My mom says I cant find him because I act like a boy, but he'll like that about me too. I thought I had the dream guy and boy was I wrong I met him when i was 16 yep I was an idiot. I dont regret it though it showed me how much better I could do. My mom also says that all guys lie...... I wonder...

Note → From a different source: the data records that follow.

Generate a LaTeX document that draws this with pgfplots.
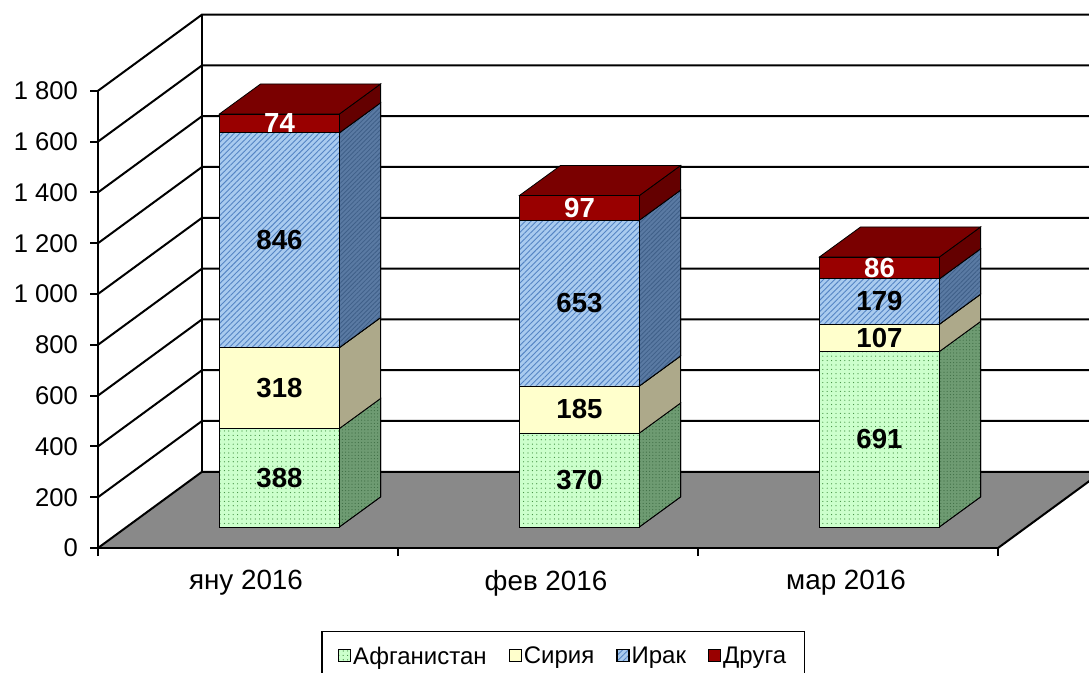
\documentclass[border=0pt]{standalone}
\usepackage{pgfplots}
\pgfplotsset{compat=1.18}
\usepackage{pgfplotstable}
\usepackage{fontspec}
\setmainfont{Liberation Sans}
\usetikzlibrary{patterns.meta}

\definecolor{floorgray}{HTML}{898989}
\definecolor{afgF}{HTML}{CCFFCC}
\definecolor{afgD}{HTML}{3C8C3C}
\definecolor{afgS}{HTML}{6E9B72}
\definecolor{afgSD}{HTML}{3F6E45}
\definecolor{syrF}{HTML}{FFFFCC}
\definecolor{syrS}{HTML}{ADA98A}
\definecolor{irqF}{HTML}{A9CBEF}
\definecolor{irqL}{HTML}{5585C4}
\definecolor{irqS}{HTML}{5A7AA3}
\definecolor{irqSL}{HTML}{3F5F88}
\definecolor{othF}{HTML}{990000}
\definecolor{othT}{HTML}{7A0000}
\definecolor{othS}{HTML}{640000}

\pgfplotstableread{
cat afg syr irq oth
0 388 318 846 74
1 370 185 653 97
2 691 107 179 86
}\data

\pgfplotsset{
  myleg/.style={legend image code/.code={\draw[##1,draw=black,line width=0.6pt] (0pt,-2.2pt) rectangle (6pt,3.8pt);}},
  afgfront/.style={fill=afgF, draw=black, line width=0.4pt, postaction={pattern={Dots[distance=2.2pt,radius=0.3pt]}, pattern color=afgD}},
  syrfront/.style={fill=syrF, draw=black, line width=0.4pt},
  irqfront/.style={fill=irqF, draw=black, line width=0.4pt, postaction={pattern={Lines[angle=45,distance=2pt,line width=0.45pt]}, pattern color=irqL}},
  othfront/.style={fill=othF, draw=black, line width=0.4pt},
  afgside/.style={fill=afgS, draw=black, line width=0.4pt, postaction={pattern={Dots[distance=1.6pt,radius=0.3pt]}, pattern color=afgSD}},
  syrside/.style={fill=syrS, draw=black, line width=0.4pt},
  irqside/.style={fill=irqS, draw=black, line width=0.4pt, postaction={pattern={Lines[angle=45,distance=1.6pt,line width=0.4pt]}, pattern color=irqSL}},
  othside/.style={fill=othS, draw=black, line width=0.4pt},
  othtop/.style={fill=othT, draw=black, line width=0.4pt},
  lbl/.style={only marks, mark=*, mark size=0pt, mark options={draw=none,fill=none},
    nodes near coords, point meta=explicit,
    every node near coord/.append style={anchor=center, text=#1, font=\bfseries\fontsize{13.8}{16}\selectfont}},
  overlay axis/.style={scale only axis, width=450pt, height=228.6pt,
    xmin=-0.5, xmax=2.5, ymin=-83, ymax=1717, hide axis, clip=false},
}

\newcommand\barfaces[1]{%
  \pgfplotstablegetelem{#1}{afg}\of\data\let\bVa\pgfplotsretval
  \pgfplotstablegetelem{#1}{syr}\of\data\let\bVb\pgfplotsretval
  \pgfplotstablegetelem{#1}{irq}\of\data\let\bVc\pgfplotsretval
  \pgfplotstablegetelem{#1}{oth}\of\data\let\bVd\pgfplotsretval
  \pgfmathsetmacro\bXl{#1-0.095}%
  \pgfmathsetmacro\bXr{#1+0.305}%
  \pgfmathsetmacro\bXlb{#1-0.095+0.137}%
  \pgfmathsetmacro\bXrb{#1+0.305+0.137}%
  \pgfmathsetmacro\bCa{\bVa}%
  \pgfmathsetmacro\bCb{\bVa+\bVb}%
  \pgfmathsetmacro\bCc{\bVa+\bVb+\bVc}%
  \pgfmathsetmacro\bCd{\bVa+\bVb+\bVc+\bVd}%
  \pgfmathsetmacro\bDa{\bCa+118}%
  \pgfmathsetmacro\bDb{\bCb+118}%
  \pgfmathsetmacro\bDc{\bCc+118}%
  \pgfmathsetmacro\bDd{\bCd+118}%
  \edef\bTemp{%
    \noexpand\addplot[afgside] coordinates {(\bXr,0) (\bXr,\bCa) (\bXrb,\bDa) (\bXrb,118)} -- cycle;
    \noexpand\addplot[syrside] coordinates {(\bXr,\bCa) (\bXr,\bCb) (\bXrb,\bDb) (\bXrb,\bDa)} -- cycle;
    \noexpand\addplot[irqside] coordinates {(\bXr,\bCb) (\bXr,\bCc) (\bXrb,\bDc) (\bXrb,\bDb)} -- cycle;
    \noexpand\addplot[othside] coordinates {(\bXr,\bCc) (\bXr,\bCd) (\bXrb,\bDd) (\bXrb,\bDc)} -- cycle;
    \noexpand\addplot[othtop] coordinates {(\bXl,\bCd) (\bXr,\bCd) (\bXrb,\bDd) (\bXlb,\bDd)} -- cycle;
  }\bTemp
}

\begin{document}
\begin{tikzpicture}
% ---- frame: walls, floor, axes
\begin{axis}[
  scale only axis, width=450pt, height=228.6pt,
  xmin=-0.5, xmax=2.5, ymin=0, ymax=1800,
  clip=false, axis on top,
  axis x line*=bottom, axis y line*=left,
  axis line style={line width=1pt, black},
  ytick={0,200,...,1800},
  xtick={0,1,2}, xticklabels={яну 2016, фев 2016, мар 2016},
  minor xtick={-0.5,0.5,1.5,2.5},
  major x tick style={draw=none},
  tick align=outside,
  tick style={black, line width=1pt},
  major tick length=4pt, minor tick length=4pt,
  yticklabel style={font=\fontsize{12.8}{15}\selectfont, xshift=-2.5pt},
  xticklabel style={font=\fontsize{13.9}{16}\selectfont, yshift=-3.5pt, xshift=-1pt},
  /pgf/number format/assume math mode=true,
  /pgf/number format/1000 sep={\ },
]
\fill[floorgray] (axis cs:-0.5,0) -- (axis cs:2.5,0) -- ++(52pt,38.1pt) -- ++(-450pt,0pt) -- cycle;
\draw[line width=1pt] (axis cs:2.5,0) -- ++(52pt,38.1pt);
\pgfplotsinvokeforeach{0,200,...,1800}{
  \draw[line width=1pt] (axis cs:-0.5,#1) -- ++(52pt,38.1pt) -- ++(460pt,0pt);
}
\draw[line width=1pt] (axis cs:-0.5,0) ++(52pt,38.1pt) -- ++(0pt,228.6pt);
\coordinate (TL) at (axis cs:-0.8267,2157.5);
\coordinate (BR) at (axis cs:2.8033,-492.1);
\end{axis}

% ---- front faces of the stacked bars
\begin{axis}[overlay axis,
  ybar stacked, bar width=60pt,
  legend columns=4,
  legend style={at={(0.5167,-0.1816)}, anchor=north, draw=black, line width=0.6pt,
    font=\fontsize{12}{14}\selectfont, inner xsep=8pt, inner ysep=5.5pt,
    nodes={inner xsep=1pt},
    /tikz/every even column/.append style={column sep=10pt}},
]
\addplot[afgfront, bar shift=15.75pt, myleg] table[x=cat, y=afg] {\data};
\addplot[syrfront, bar shift=15.75pt, myleg] table[x=cat, y=syr] {\data};
\addplot[irqfront, bar shift=15.75pt, myleg] table[x=cat, y=irq] {\data};
\addplot[othfront, bar shift=15.75pt, myleg] table[x=cat, y=oth] {\data};
\legend{Афганистан, Сирия, Ирак, Друга}
\end{axis}

% ---- side and top faces, value labels
\begin{axis}[overlay axis, /pgf/number format/assume math mode=true]
\barfaces{0}
\barfaces{1}
\barfaces{2}
\addplot[lbl=black] table[x expr=\thisrow{cat}+0.105, y expr=\thisrow{afg}/2, meta=afg] {\data};
\addplot[lbl=black] table[x expr=\thisrow{cat}+0.105, y expr=\thisrow{afg}+\thisrow{syr}/2, meta=syr] {\data};
\addplot[lbl=black] table[x expr=\thisrow{cat}+0.105, y expr=\thisrow{afg}+\thisrow{syr}+\thisrow{irq}/2, meta=irq] {\data};
\addplot[lbl=white] table[x expr=\thisrow{cat}+0.105, y expr=\thisrow{afg}+\thisrow{syr}+\thisrow{irq}+\thisrow{oth}/2, meta=oth] {\data};
\end{axis}
\pgfresetboundingbox
\useasboundingbox (TL) rectangle (BR);
\end{tikzpicture}
\end{document}
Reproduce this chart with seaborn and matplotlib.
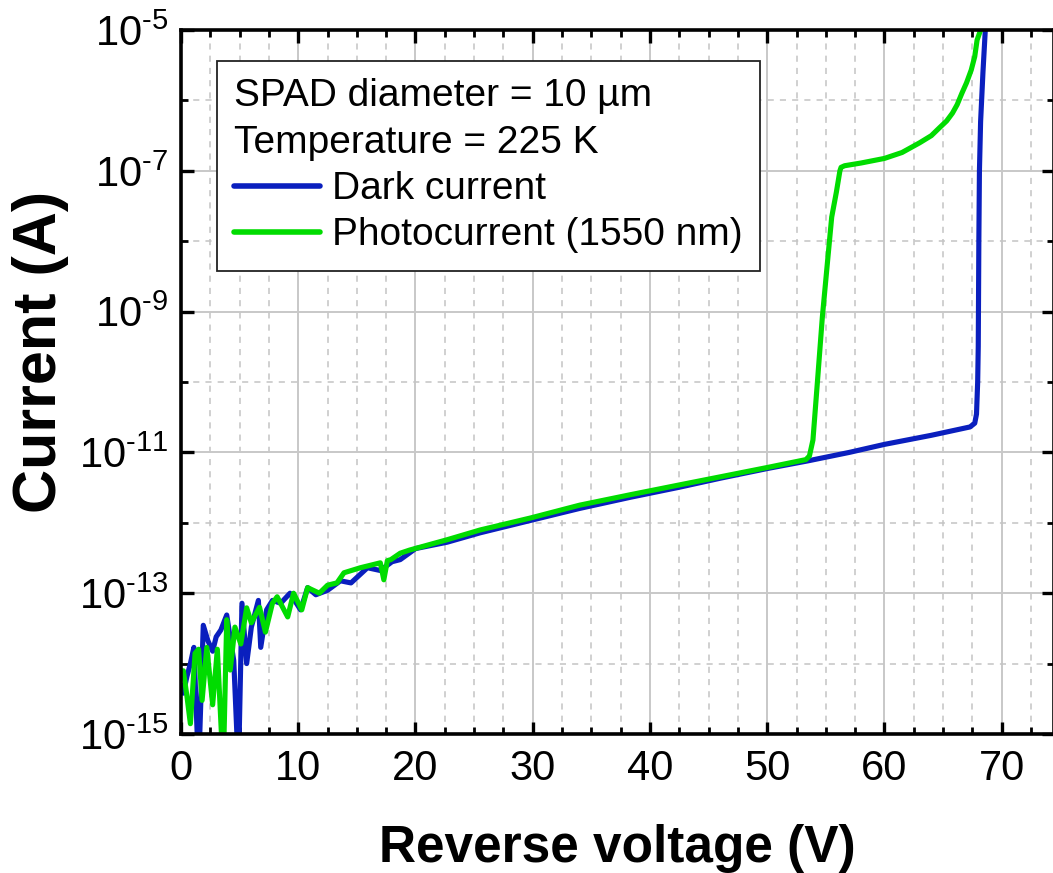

Saturday, December 6, 2008

pillow talk

iM usually very non-confrontational but lately whats really been bothering me is the ladies in my life. Now first let me begin by saying, that High School was my first time ever hanging with a group of girls. Before then, i was a huge tomboy that loved girl clothes. I played basketball, I wrestled, and even had "boy talk". But as anyone can imagine I wanted to know what it felt like to hang with a group of girls. So in high school after many comings and goings of girls my little clique( for lack of a better word cuz I hate that word) finally formed. I was and still am very grateful for these girls I love them dearly; So naturally when I transferred schools my last year i was sad to be apart from them

But to my surprise I gained another clique,
so now I have two groups of friends with the same problems
One of the problems is the fact that why the hell are we friends if we can't talk to one another
about problems. Each of us are embarrassed or ashamed,to talk about issues because the others are quick to judge or give a bitchy ass opinion. My thing is be supportive everyone makes mistakes

Why do we call people our friends that we can't talk to or that we secretly hat or are jealous of
that is SICK! If i cant talk to someone then they aren't my friend period. Don't get me wrong right is right and wrong is wrong but if that person is doing no wrong as a friend then why not be there for them.

Yes disagreeing comes along with any loving situation but when your friend can't tell you her feelings because of what you might say or think of them. That's a problem, why not be a stranger!